Removing Nyquist images means an amplifier has more power available to use for reproducing the parts of an audio signal that we do want to hear, which leads to better performance and a direct positive impact on sound. 

To remove Nyquist images, we must use a ‘low pass’ filter. This filter removes everything above the Nyquist frequency and lets everything below that frequency pass through unaffected. The frequency range that passes through the filter unaffected is called the ‘pass band’. Everything the filter is supposed to remove is the ‘stop band’, and the frequency range the filter operates in is called the ‘transition band’. 

Why do dCS products offer several filters to choose from? 

Broadly speaking, the more Nyquist images you wish to remove, the sharper the filter must be. The sharper the filter is, the more it will impact transients in music. This means there is a choice to make: remove more Nyquist images, leading to a cleaner audible range of frequencies, or use a shorter filter with improved transient response. There is no single answer to the question of which approach is best, as this depends on several factors. 

Sharper filters will likely be longer and will skew dynamics in music more than short filters due to having more so-called pre and post-ringing. This can have a noticeable impact on musical details: the sharp increase in volume that occurs when a snare drum creates its distinct crack, for example, can be skewed with pre-ringing to sound woollier and less impactful. Post-ringing, meanwhile, can skew the reverberation of the snare drum within the recording space, reducing the sense of spaciousness.  

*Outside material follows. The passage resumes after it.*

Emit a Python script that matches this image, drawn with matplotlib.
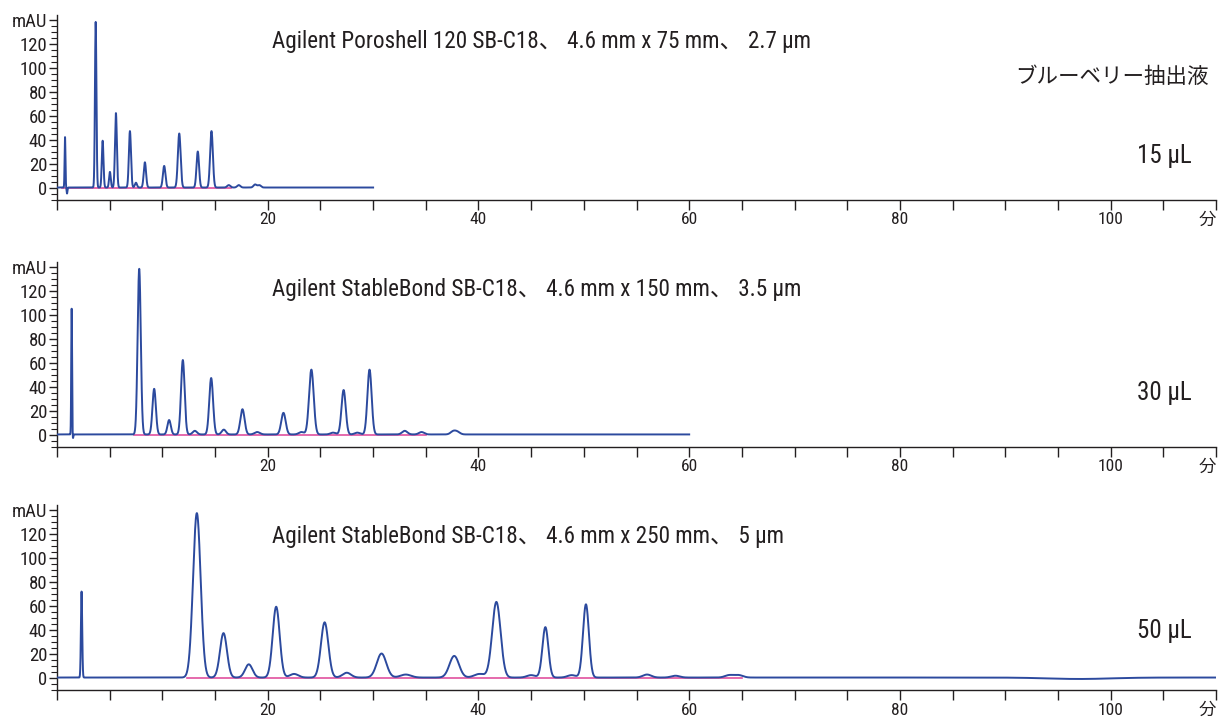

The impact and importance of these effects varies across different types and genres of music. Orchestral music, for example, has fewer sharp transients than rock and pop, so the impact of a filter on transient response might not be of huge concern. Harmonic content, however – the content in a signal that relates to timbre – is of great importance, as it contributes to the overall sense of realism, both in relation to individual instruments, and the orchestra as a whole. Listeners playing orchestral music might therefore prefer to use a longer filter with a sharper roll off to preserve the tonality of the music at the expense of transient response. 

How do I decide which filter settings to use? 

Our advice has always been to use your ear to decide which filter setting to use, as only you can decide which sounds best to you. There are no technically ‘incorrect’ filter settings offered in a dCS DAC, so you won’t risk harming the sound quality of your system by changing the settings.  

A good place to begin is to choose the type of music that you generally listen to and explore further from there. Begin with experimenting with filters 1-4, as these are all the same type of filter for all sample rates, with either slightly better Nyquist image rejection (filters 1 and 2) or slightly better transient response (filters 3 and 4).  

The effects of changing between filters is more subtle than, for example changing the Mapper setting, and may not be immediately perceptible when first experimenting.  

For orchestral music, acoustic recordings or music which generally does not have sharp changes in the dynamics of the music, we’d recommend starting with filter 1 or 2. For music which is more transient in nature, such as pop, rock or more energetic jazz, start with filter 3 or 4.  

From here, leave the setting and live with the system for a week or two so that you grow accustomed to the sound. Then, make a change to the filter setting – if you started on 1 or 2, try moving to 3 or 4, or vice versa – and leave it for another week or two. Then, think about your experience: are you listening for longer with the new setting, and finding yourself more engaged in the music? Or are you finding yourself becoming fatigued quicker and not enjoying the music quite as much? Repeating this process for a few weeks should help you find the setting that you find most engaging and enjoyable to listen to. 

If you tend to frequently jump between genres, and there is no one genre or category of music that you prefer listening to, then filters 2 and 3 offer a good starting point. These filters provide a mid-point between filter length and cut-off, so will work well for varied tastes. 

Once you have found your preference within filters 1-4, you can try some of the other filter choices available in your DAC: filters 5 and 6, available at 44.1kS/s, and filters 5 and 6 available at ≥176.4kS/s. 

Filtering in audio is a broad topic and there are many aspects to consider. The choice of equipment connected to a DAC, the properties of the room the system is placed in [for loudspeaker-based setups] and individual psychoacoustic preferences can all influence which filter is best for you. As our filters have been carefully designed to account for these factors, listeners will experience outstanding sound whichever filter is engaged – and there is no bad or suboptimal option. Experimenting with different configurations, however, can help you ensure you experience 100% of your system’s potential – leading to an even more immersive experience.